WHAT THE TASK ASKS
Gather all lines with the word "this" in them.

─── ENTRIES SHOWN

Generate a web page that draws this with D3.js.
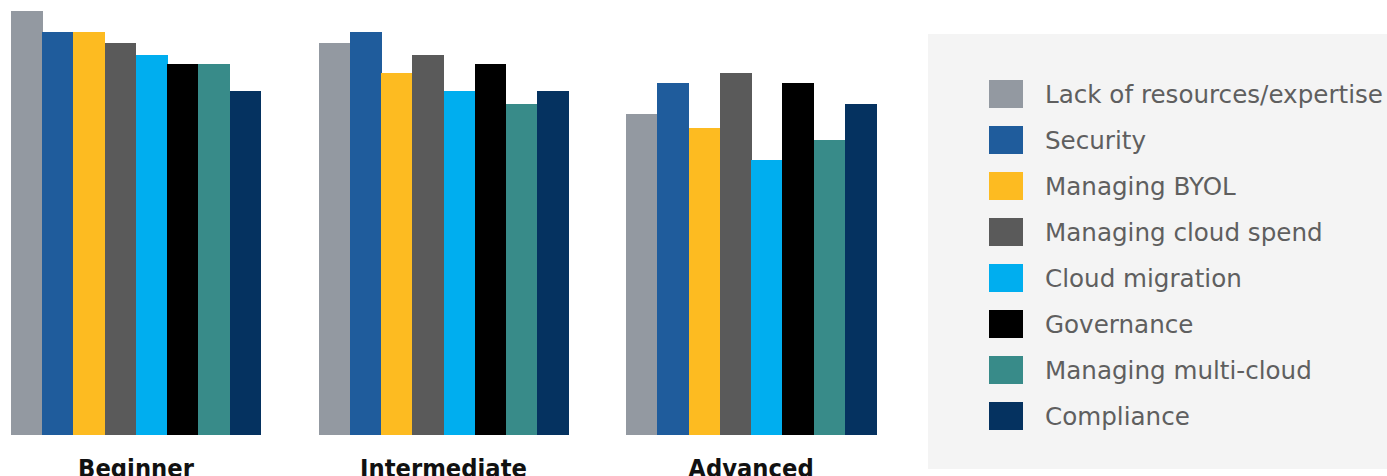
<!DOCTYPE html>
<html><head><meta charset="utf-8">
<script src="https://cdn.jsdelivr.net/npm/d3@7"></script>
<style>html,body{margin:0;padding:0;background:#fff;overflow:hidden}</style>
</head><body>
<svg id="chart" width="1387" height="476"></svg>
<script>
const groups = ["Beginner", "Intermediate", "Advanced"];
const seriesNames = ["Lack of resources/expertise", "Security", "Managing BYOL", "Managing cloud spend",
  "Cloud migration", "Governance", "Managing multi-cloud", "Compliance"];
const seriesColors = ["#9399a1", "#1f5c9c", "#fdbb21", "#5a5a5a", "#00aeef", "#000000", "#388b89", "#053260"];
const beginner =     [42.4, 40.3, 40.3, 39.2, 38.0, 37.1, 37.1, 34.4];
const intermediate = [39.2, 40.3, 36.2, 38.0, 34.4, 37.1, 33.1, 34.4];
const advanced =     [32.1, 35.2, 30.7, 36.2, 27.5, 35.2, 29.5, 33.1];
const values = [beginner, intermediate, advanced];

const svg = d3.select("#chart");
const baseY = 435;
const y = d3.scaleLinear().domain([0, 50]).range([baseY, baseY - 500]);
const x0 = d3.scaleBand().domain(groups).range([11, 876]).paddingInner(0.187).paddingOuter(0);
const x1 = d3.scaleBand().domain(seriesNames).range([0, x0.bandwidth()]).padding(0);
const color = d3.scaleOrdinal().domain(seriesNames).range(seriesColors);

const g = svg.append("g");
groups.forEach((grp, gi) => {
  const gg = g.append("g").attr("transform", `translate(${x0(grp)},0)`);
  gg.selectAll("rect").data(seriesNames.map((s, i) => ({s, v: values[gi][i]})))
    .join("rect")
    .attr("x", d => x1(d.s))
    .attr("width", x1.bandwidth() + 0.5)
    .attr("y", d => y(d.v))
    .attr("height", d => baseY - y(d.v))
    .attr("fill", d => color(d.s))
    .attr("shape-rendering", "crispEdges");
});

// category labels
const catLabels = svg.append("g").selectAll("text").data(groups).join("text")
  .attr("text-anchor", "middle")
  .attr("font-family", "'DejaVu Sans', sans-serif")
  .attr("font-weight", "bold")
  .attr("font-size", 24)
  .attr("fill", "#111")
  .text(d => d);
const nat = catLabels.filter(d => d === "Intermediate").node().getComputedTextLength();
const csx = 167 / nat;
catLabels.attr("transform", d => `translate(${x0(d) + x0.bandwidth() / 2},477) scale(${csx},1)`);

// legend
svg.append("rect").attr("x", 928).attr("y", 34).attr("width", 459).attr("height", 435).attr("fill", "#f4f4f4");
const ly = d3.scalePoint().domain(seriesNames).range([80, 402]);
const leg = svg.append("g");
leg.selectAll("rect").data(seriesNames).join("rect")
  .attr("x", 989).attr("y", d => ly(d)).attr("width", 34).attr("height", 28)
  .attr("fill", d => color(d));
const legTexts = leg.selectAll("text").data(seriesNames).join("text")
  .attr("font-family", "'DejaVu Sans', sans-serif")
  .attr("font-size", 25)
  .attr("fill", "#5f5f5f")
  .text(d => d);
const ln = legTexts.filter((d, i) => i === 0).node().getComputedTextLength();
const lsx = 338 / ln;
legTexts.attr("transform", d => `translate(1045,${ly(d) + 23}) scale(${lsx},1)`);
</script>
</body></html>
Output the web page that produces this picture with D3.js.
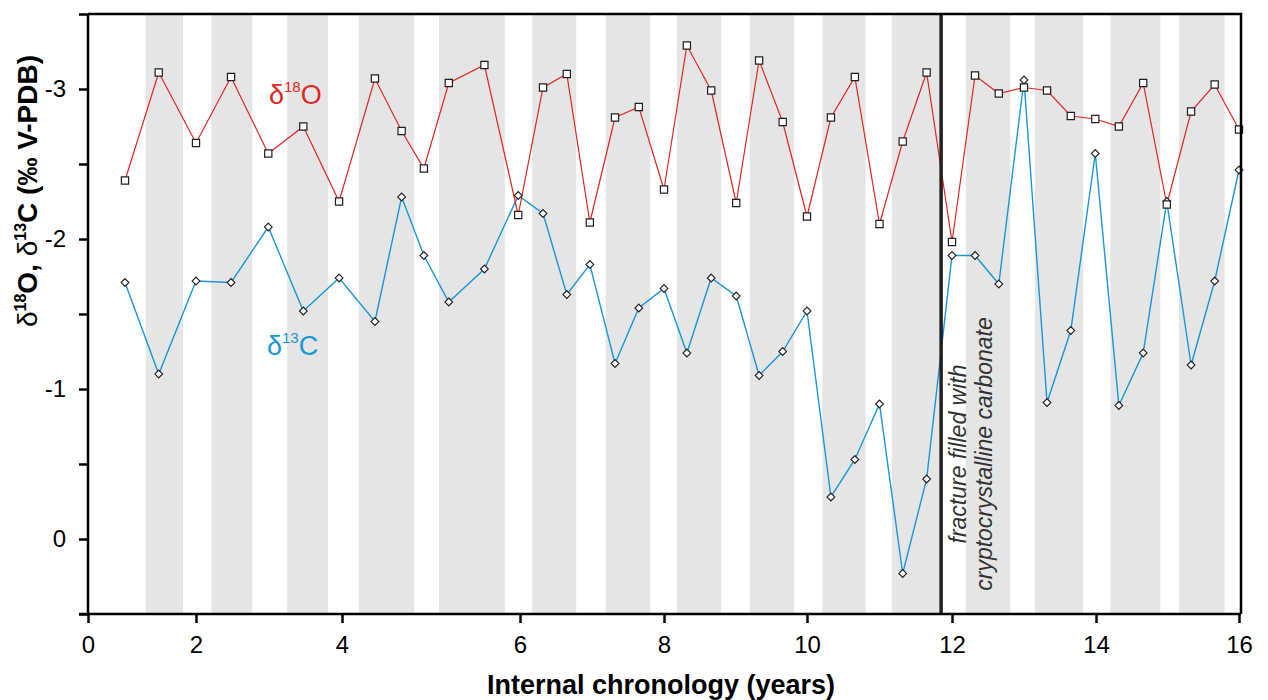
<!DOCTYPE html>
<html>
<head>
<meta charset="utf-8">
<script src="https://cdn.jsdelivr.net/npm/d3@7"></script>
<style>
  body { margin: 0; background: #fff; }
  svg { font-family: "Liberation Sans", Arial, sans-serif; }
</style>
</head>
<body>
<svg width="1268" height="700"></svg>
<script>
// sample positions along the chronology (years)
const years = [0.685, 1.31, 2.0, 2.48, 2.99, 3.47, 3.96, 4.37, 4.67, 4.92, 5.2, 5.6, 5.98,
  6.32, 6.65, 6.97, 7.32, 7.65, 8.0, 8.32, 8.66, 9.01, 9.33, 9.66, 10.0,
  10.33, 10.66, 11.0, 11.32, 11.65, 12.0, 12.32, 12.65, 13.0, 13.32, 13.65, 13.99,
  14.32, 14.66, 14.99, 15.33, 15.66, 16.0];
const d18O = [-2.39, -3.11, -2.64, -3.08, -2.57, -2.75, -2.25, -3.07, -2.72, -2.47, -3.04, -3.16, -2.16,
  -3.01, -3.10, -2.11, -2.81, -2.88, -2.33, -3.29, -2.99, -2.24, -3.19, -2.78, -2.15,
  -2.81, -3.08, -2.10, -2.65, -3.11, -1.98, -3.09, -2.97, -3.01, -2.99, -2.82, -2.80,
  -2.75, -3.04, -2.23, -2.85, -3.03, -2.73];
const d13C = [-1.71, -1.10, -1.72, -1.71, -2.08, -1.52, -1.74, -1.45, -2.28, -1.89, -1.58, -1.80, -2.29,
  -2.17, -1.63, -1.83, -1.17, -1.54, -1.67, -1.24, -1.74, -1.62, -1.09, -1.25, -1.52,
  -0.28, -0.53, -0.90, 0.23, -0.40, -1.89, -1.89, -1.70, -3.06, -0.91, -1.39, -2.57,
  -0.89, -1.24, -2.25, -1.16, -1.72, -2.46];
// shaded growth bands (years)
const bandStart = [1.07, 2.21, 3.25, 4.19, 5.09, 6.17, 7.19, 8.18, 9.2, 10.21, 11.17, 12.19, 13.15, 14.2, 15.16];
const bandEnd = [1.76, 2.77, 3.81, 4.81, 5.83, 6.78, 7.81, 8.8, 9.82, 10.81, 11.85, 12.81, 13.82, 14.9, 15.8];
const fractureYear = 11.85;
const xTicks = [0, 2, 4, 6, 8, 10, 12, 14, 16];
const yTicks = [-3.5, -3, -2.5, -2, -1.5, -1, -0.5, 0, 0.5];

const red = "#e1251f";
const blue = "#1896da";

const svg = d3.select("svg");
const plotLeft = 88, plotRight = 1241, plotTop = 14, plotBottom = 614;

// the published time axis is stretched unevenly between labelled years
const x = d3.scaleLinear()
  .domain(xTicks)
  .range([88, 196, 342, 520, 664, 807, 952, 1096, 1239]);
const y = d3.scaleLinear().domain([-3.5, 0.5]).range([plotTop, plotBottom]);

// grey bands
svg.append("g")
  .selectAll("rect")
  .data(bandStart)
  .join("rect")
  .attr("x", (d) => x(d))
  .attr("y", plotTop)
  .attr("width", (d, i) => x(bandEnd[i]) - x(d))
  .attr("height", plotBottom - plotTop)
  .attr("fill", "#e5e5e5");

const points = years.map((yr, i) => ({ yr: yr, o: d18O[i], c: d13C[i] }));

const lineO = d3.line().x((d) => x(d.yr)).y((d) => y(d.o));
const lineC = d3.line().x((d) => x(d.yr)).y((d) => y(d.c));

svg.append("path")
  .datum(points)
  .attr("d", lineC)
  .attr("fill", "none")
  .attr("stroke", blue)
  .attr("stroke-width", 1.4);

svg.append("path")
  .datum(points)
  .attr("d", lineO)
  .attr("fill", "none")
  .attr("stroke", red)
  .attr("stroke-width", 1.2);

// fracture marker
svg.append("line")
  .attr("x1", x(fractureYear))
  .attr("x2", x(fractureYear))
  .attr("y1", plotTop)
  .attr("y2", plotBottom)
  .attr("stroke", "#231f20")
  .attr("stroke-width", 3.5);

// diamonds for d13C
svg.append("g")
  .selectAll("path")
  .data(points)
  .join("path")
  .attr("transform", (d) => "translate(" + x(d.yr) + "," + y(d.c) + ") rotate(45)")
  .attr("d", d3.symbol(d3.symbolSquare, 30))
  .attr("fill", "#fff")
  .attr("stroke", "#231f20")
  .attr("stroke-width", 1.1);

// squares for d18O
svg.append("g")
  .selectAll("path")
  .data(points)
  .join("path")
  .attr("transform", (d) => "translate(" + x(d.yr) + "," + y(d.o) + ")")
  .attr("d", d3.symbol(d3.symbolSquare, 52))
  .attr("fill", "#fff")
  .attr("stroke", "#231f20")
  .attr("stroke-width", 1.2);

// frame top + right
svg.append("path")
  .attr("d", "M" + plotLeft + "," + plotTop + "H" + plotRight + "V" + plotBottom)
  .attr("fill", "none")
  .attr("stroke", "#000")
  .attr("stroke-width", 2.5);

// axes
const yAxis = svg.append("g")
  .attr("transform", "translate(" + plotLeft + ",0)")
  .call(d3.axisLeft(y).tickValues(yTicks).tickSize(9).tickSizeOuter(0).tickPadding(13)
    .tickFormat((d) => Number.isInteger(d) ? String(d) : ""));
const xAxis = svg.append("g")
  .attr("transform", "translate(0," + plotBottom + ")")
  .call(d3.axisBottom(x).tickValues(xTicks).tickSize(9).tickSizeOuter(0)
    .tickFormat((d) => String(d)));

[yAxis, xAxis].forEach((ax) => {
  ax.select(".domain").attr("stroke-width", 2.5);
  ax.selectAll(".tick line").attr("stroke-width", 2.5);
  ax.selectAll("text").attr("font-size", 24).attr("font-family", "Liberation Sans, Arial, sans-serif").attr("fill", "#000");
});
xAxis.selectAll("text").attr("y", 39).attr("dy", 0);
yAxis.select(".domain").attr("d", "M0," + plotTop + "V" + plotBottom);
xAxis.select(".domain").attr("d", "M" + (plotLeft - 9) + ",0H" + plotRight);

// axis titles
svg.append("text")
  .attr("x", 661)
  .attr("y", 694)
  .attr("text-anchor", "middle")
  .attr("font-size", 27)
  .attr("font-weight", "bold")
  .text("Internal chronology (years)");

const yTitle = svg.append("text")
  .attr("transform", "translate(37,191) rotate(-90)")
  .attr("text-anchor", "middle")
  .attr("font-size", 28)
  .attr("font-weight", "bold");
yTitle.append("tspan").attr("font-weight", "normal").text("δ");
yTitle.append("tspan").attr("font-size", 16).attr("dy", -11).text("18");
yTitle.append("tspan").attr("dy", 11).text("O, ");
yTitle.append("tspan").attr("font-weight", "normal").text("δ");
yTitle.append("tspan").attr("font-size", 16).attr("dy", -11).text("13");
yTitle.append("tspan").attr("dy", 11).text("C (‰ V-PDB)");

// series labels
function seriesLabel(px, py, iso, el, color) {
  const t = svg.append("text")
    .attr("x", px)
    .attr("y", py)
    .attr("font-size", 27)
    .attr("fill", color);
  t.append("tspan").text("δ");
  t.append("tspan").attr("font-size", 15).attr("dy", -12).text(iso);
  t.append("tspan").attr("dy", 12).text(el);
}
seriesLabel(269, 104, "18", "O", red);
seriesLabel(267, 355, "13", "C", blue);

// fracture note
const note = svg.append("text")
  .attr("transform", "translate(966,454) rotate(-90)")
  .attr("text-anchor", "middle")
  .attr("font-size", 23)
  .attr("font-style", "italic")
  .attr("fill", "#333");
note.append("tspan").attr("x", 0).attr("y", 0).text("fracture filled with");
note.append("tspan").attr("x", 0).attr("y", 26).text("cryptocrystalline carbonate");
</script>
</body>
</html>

──────

SOLUTION TO THE PROBLEM
Generate a web page that draws this with D3.js.
Output the web page that produces this picture with D3.js.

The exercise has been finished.